What are the properties of a right triangle?

The key properties of a right triangle are: one angle is always a right angle (90 degrees); the sides of the triangle satisfy the Pythagorean theorem; and the hypotenuse is the longest side. These properties hold true for all right triangles and form the basis for many mathematical proofs and calculations.

What are the types of right triangles?

The two main types of right triangles are isosceles and scalene. An isosceles right triangle has two sides of equal length, which are the legs of the triangle. The angles of an isosceles right triangle are 45 degrees, 45 degrees, and 90 degrees. A scalene right triangle, on the other hand, has all sides of different lengths, and the angles can vary, typically being 30 degrees, 60 degrees, and 90 degrees.

How do you calculate the area and perimeter of a right triangle?

The area of a right triangle is calculated using the formula: Area = 1/2 x base x height, where the base and height are the lengths of the two legs. The perimeter of a right triangle is calculated by adding the lengths of all three sides:
Perimeter = length of hypotenuse + length of leg1 + length of leg2.

Sources

The information provided in this article is based on reputable sources from educational and government websites.

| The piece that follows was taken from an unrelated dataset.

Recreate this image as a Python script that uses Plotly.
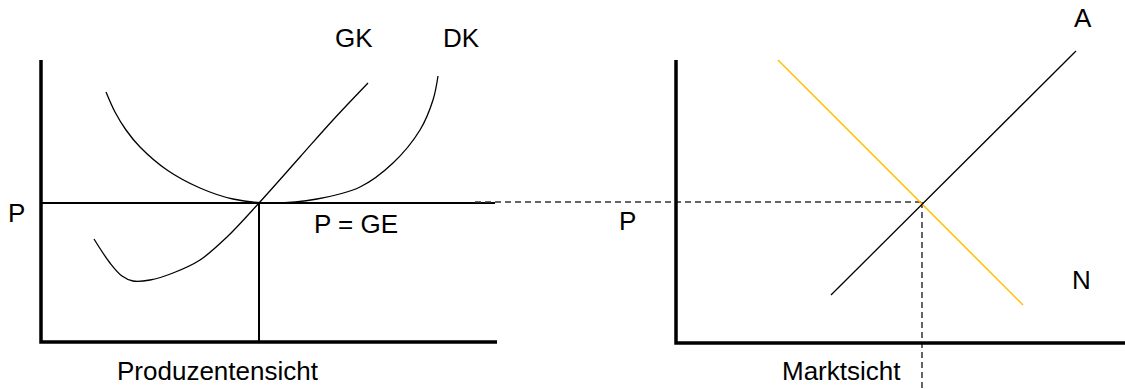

Here are our references:

1. Britannica – Pythagorean Theorem: Provides a deeper understanding of the Pythagorean theorem used in right triangles.
2. Math Open Ref – Isosceles Right Triangle: Detailed information on the properties of an isosceles right triangle.
3. Math Warehouse – Right Triangle FAQ: A list of frequently asked questions about right triangles to strengthen your understanding.

Remember, practice is key in mastering mathematical concepts. So, keep exploring, keep practicing, and you’ll find that math is not just about numbers, it’s also about patterns, shapes, and fascinating concepts like the right triangle!